It defined digitization of payments to mean a payment being made electronically into a “transaction account.”

Access to mobile money accounts seems to be a key driver of the levels of digitization of agricultural payments. Data by the World Bank shows that among the countries with the largest share of adults receiving agricultural payments into an account, most receive the payment into a mobile money account.

In Kenya and Ghana, 37 percent of agricultural-payment recipients receive payments into a mobile money account. In Uganda and Zambia, 28 percent and 27 percent, respectively, receive such payments into a mobile money account.

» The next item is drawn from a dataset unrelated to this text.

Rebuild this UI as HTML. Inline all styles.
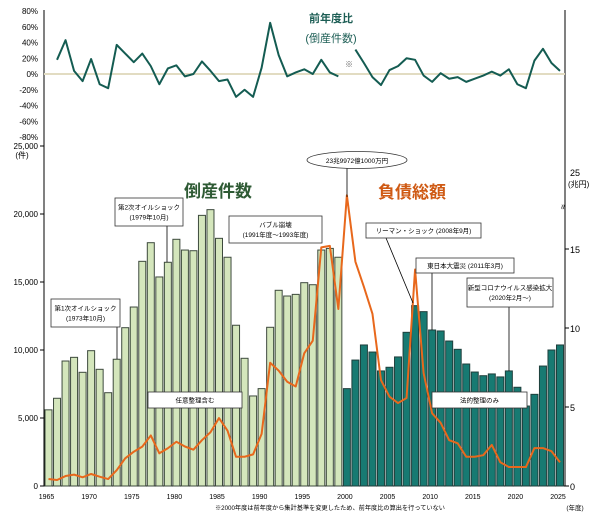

These countries are also among those with the highest uptake of mobile money: the share of adults with a mobile money account is 73 percent in Kenya, 51 percent in Uganda, 39 percent in Ghana, and 28 percent in Zambia.

Meanwhile, a national survey of smallholder households in Mozambique, Uganda, Tanzania, Côte d’ivoire, Nigeria, and Bangladesh by the Consultative Group to Assist the Poor (CGAP) find that the proportion receiving payment into an account is less than 2 percent, study shows that there is a consensus on the linkages between financial inclusion, inclusive growth, and poverty reduction and thus financial inclusion of farmers is critical for agriculture-sector growth but most farmers in a country like Nigeria still do not have access to formal financial services.

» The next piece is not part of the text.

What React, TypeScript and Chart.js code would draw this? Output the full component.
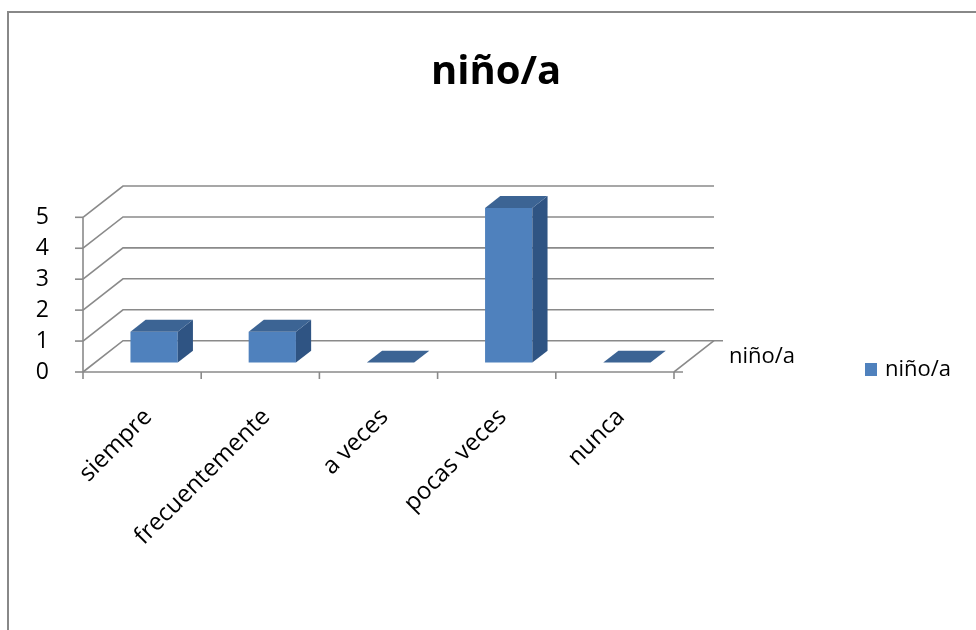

Lack of trust, high cost of account maintenance, distance to the access point are some of the barriers to financial inclusion of farmers in Africa. Most rely on saving in kind or cash at home or depending on family and friends or informal service providers such as savings groups, savings collectors, and money lenders.

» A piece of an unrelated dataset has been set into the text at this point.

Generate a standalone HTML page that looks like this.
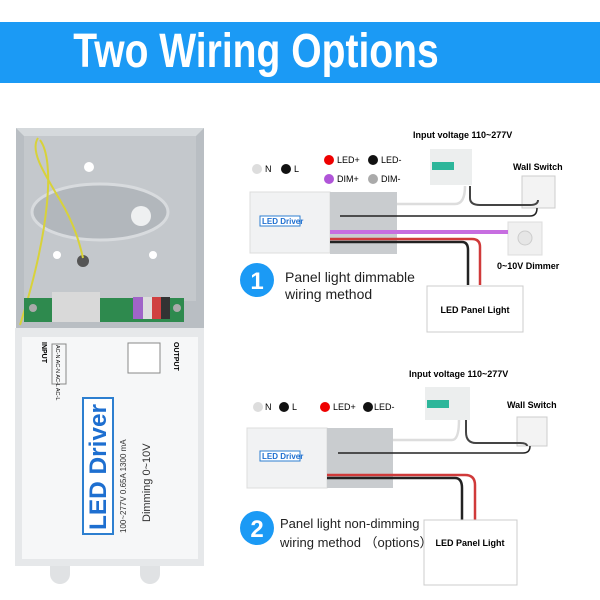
<!DOCTYPE html>
<html><head><style>
body{margin:0;background:#fff;}
svg{display:block;font-family:"Liberation Sans",sans-serif;}
</style></head><body>
<svg width="600" height="600" viewBox="0 0 600 600">
<rect x="0" y="22" width="600" height="61" fill="#1b9af5"/>
<text x="0" y="0" text-anchor="middle" font-size="42" font-weight="bold" fill="#fff" transform="translate(256 67) scale(0.93 1.15)">Two Wiring Options</text>

<!-- left metal box -->
<rect x="16" y="128" width="188" height="202" fill="#b9bec3"/>
<polygon points="16,128 204,128 196,136 24,136" fill="#d5d9dc"/>
<rect x="24" y="136" width="172" height="165" fill="#c4c8cc"/>
<ellipse cx="100" cy="212" rx="68" ry="28" fill="#b2b7bc" stroke="#d8dbde" stroke-width="3"/>
<circle cx="141" cy="216" r="10" fill="#eef0f1"/>
<circle cx="89" cy="167" r="5" fill="#fff"/><circle cx="57" cy="255" r="4" fill="#fff"/><circle cx="153" cy="255" r="4" fill="#fff"/>
<circle cx="83" cy="261" r="6" fill="#555"/>
<path d="M38,138 C30,150 42,170 60,200 C75,225 80,245 83,258 M40,140 C55,160 50,230 20,325" stroke="#d8d23a" stroke-width="2" fill="none"/>
<rect x="24" y="298" width="160" height="24" fill="#2e8a4e"/>
<rect x="52" y="292" width="48" height="30" fill="#d9d9d9"/>
<rect x="133" y="297" width="10" height="22" fill="#a064c8"/><rect x="143" y="297" width="9" height="22" fill="#ddd"/><rect x="152" y="297" width="9" height="22" fill="#d04040"/><rect x="161" y="297" width="9" height="22" fill="#333"/>
<circle cx="33" cy="308" r="4" fill="#aaa"/><circle cx="177" cy="308" r="4" fill="#aaa"/>
<!-- cover -->
<rect x="15" y="328" width="189" height="238" fill="#e6e8ea"/>
<rect x="22" y="337" width="176" height="222" fill="#f6f7f8"/>
<path d="M50,566 h20 v8 a6,6 0 0 1 -20,0z M140,566 h20 v8 a6,6 0 0 1 -20,0z" fill="#e0e2e4"/>
<rect x="52" y="344" width="14" height="40" fill="none" stroke="#888"/>
<text transform="translate(42 342) rotate(90)" font-size="7" font-weight="bold">INPUT</text>
<text transform="translate(56 345) rotate(90)" font-size="5.5">AC-N AC-N AC-L AC-L</text>
<rect x="128" y="343" width="32" height="30" fill="#fff" stroke="#888"/>
<text transform="translate(174 342) rotate(90)" font-size="7" font-weight="bold">OUTPUT</text>
<rect x="83" y="398" width="30" height="136" fill="#fff" stroke="#2d7fd0" stroke-width="2"/>
<text transform="translate(106 530) rotate(-90)" font-size="24" font-weight="bold" fill="#1e6fd0" textLength="126" lengthAdjust="spacingAndGlyphs">LED Driver</text>
<text transform="translate(126 533) rotate(-90)" font-size="8" fill="#333">100~277V  0.65A  1300 mA</text>
<text transform="translate(150 522) rotate(-90)" font-size="11" fill="#333">Dimming 0~10V</text>

<!-- panel 1 -->
<g font-size="9" font-weight="bold">
<text x="413" y="138">Input voltage 110~277V</text>
<text x="513" y="170">Wall Switch</text>
<text x="497" y="269">0~10V Dimmer</text>
</g>
<rect x="430" y="149" width="42" height="36" fill="#eceeee"/><rect x="432" y="162" width="22" height="8" fill="#2db69a"/>
<rect x="522" y="176" width="33" height="32" fill="#f3f3f3" stroke="#ccc"/>
<rect x="508" y="222" width="34" height="33" fill="#f0f0f0" stroke="#ddd"/><circle cx="525" cy="238" r="7" fill="#e6e6e6" stroke="#ccc"/>
<g font-size="9"><circle cx="257" cy="169" r="5" fill="#ddd"/><text x="265" y="172">N</text>
<circle cx="286" cy="169" r="5" fill="#111"/><text x="294" y="172">L</text>
<circle cx="329" cy="160" r="5" fill="#e00"/><text x="337" y="163">LED+</text>
<circle cx="373" cy="160" r="5" fill="#111"/><text x="381" y="163">LED-</text>
<circle cx="329" cy="179" r="5" fill="#b055d8"/><text x="337" y="182">DIM+</text>
<circle cx="373" cy="179" r="5" fill="#aaa"/><text x="381" y="182">DIM-</text></g>
<rect x="250" y="192" width="80" height="61" fill="#f1f2f3" stroke="#ddd"/>
<rect x="330" y="192" width="67" height="62" fill="#c9cccf"/>
<rect x="260" y="216" width="40" height="10" fill="#fff" stroke="#2d7fd0"/><text x="262" y="224" font-size="8" font-weight="bold" fill="#1e6fd0">LED Driver</text>
<path d="M397,204 H455 Q465,204 465,186" stroke="#ddd" stroke-width="2.5" fill="none"/>
<path d="M470,186 V198 Q470,205 480,205 H530 Q538,205 538,200" stroke="#444" stroke-width="2" fill="none"/>
<path d="M340,216 H530 Q537,216 537,208" stroke="#222" stroke-width="1.5" fill="none"/>
<rect x="330" y="230" width="178" height="4" fill="#c76ee0"/>
<path d="M330,239 H472 Q480,239 480,247 V285" stroke="#d03a3a" stroke-width="2.5" fill="none"/>
<path d="M330,242 H462 Q468,242 468,250 V285" stroke="#222" stroke-width="2.5" fill="none"/>
<rect x="427" y="286" width="96" height="46" fill="#fff" stroke="#ccc"/>
<text x="475" y="313" font-size="9" font-weight="bold" text-anchor="middle">LED Panel Light</text>
<circle cx="257" cy="280" r="17" fill="#1b9af5"/><text x="257" y="289" font-size="24" font-weight="bold" fill="#fff" text-anchor="middle">1</text>
<text x="285" y="282" font-size="14" fill="#222">Panel light dimmable</text>
<text x="285" y="299" font-size="14" fill="#222">wiring method</text>

<!-- panel 2 -->
<g font-size="9" font-weight="bold">
<text x="409" y="377">Input voltage 110~277V</text>
<text x="507" y="408">Wall Switch</text>
</g>
<rect x="425" y="387" width="45" height="33" fill="#eceeee"/><rect x="427" y="400" width="22" height="8" fill="#2db69a"/>
<rect x="517" y="417" width="30" height="29" fill="#f3f3f3" stroke="#ccc"/>
<g font-size="9"><circle cx="258" cy="407" r="5" fill="#ddd"/><text x="265" y="410">N</text>
<circle cx="284" cy="407" r="5" fill="#111"/><text x="292" y="410">L</text>
<circle cx="325" cy="407" r="5" fill="#e00"/><text x="333" y="410">LED+</text>
<circle cx="368" cy="407" r="5" fill="#111"/><text x="374" y="410">LED-</text></g>
<rect x="247" y="428" width="80" height="60" fill="#f1f2f3" stroke="#ddd"/>
<rect x="327" y="428" width="66" height="60" fill="#c9cccf"/>
<rect x="260" y="451" width="40" height="10" fill="#fff" stroke="#2d7fd0"/><text x="262" y="459" font-size="8" font-weight="bold" fill="#1e6fd0">LED Driver</text>
<path d="M393,440 H452 Q459,440 459,420" stroke="#ddd" stroke-width="2.5" fill="none"/>
<path d="M466,420 V432 Q466,443 476,443 H520 Q527,443 527,446" stroke="#444" stroke-width="2" fill="none"/>
<path d="M338,453 H523 Q530,453 530,446" stroke="#222" stroke-width="1.5" fill="none"/>
<path d="M327,475 H465 Q475,475 475,485 V520" stroke="#d03a3a" stroke-width="2.5" fill="none"/>
<path d="M327,478 H455 Q462,478 462,488 V520" stroke="#222" stroke-width="2.5" fill="none"/>
<rect x="424" y="520" width="93" height="65" fill="#fff" stroke="#ccc"/>
<text x="470" y="546" font-size="9" font-weight="bold" text-anchor="middle">LED Panel Light</text>
<circle cx="257" cy="528" r="17" fill="#1b9af5"/><text x="257" y="537" font-size="24" font-weight="bold" fill="#fff" text-anchor="middle">2</text>
<text x="280" y="528" font-size="13" fill="#222">Panel light non-dimming</text>
<text x="280" y="547" font-size="13" fill="#222">wiring method （options）</text>
</svg>
</body></html>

On how a country like Nigeria can include more of its farmers into the formal financial sector, the World Bank said: “Governments should strengthen the foundations of their national digital economy and the enabling environments for agritech, fintech, and e-commerce.”

The World Bank also added that the actions are critical since improvements in these areas make it more feasible for agribusinesses to digitize their payments to farmers and increase farmers’ ability to use digital payments.

Speaking to the importance of financial inclusion for farmers, the report by the World Bank explained that the transaction history that farmers accumulate can provide a basis for formal financial service providers to assess creditworthiness, opening an avenue to formal credit, insurance, and savings products that equip them to deal with income shocks and smooth consumption, thus improving overall well-being.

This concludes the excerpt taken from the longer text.